By far the most famous beadwork done in Mexico today is done by the Wixáritari. The reason for this is that the vast majority of items that they make with beads are for sale to both Mexican and foreigners (tourists). They and their work are a common sight not only in western Mexico where Wixáritari communities are found (Jalisco, Nayarit, Zacatecas and Durango) but in most of the popular tourist areas far from there.
Authentic uses of beadwork is for ceremonial objects, such as the Kuka, a three-dimensional mask used by shamans. However, beads can be found covering a wide array of objects. The most common of these are small wood sculptures (often of animals) and beaded necklaces and earrings. The sculptures are covered in campeche wax, then the beads are applied one-by-one, after being arranged on a needle to make the process quicker and easier.
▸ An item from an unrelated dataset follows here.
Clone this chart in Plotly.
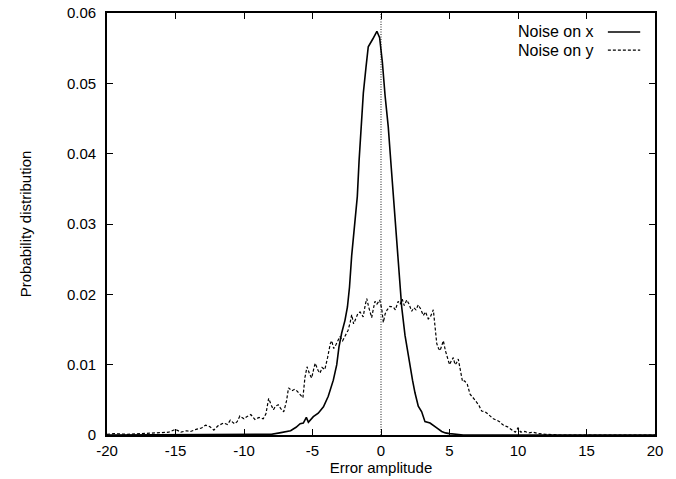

Wixáritari beadwork is extremely popular in tourist markets and has even been applied to modern objects such as footwear (using glue instead of wax). For the 2010 Mexican Bicentennial of Independence, the Museo de Arte Popular in Mexico City commissioned four Wixáritari families to design and decorate a VW Beetle (known as a “vocho” in Mexico) with traditional and patriotic symbols. The resulting work of art is known as the Vochol (combination of vocho and huichol). It was originally made for auction as a fundraiser, but it was so popular that the museum kept it and uses it for promotional purposes.
Other traditional uses of beads can by found in northern and northwestern Mexico. The Tarahumara uses many strings of bead as necklaces. The Yaquis of Sonora during the Deer Dance will denote local elders with necklaces made of white beads and crosses made of shell. There remain some Kickapoo in a small area of Coahuila who conserve their traditional beadwork, such as those found on moccasins.
However, even among the more traditional groups, traditional beadwork finds itself under pressure. Cucupa women used to wear a very large and elaborate beadwork collar that covered the chest instead of a blouse. This is no longer the case but examples of these collars can be found in museums in Baja California and other parts of Mexico.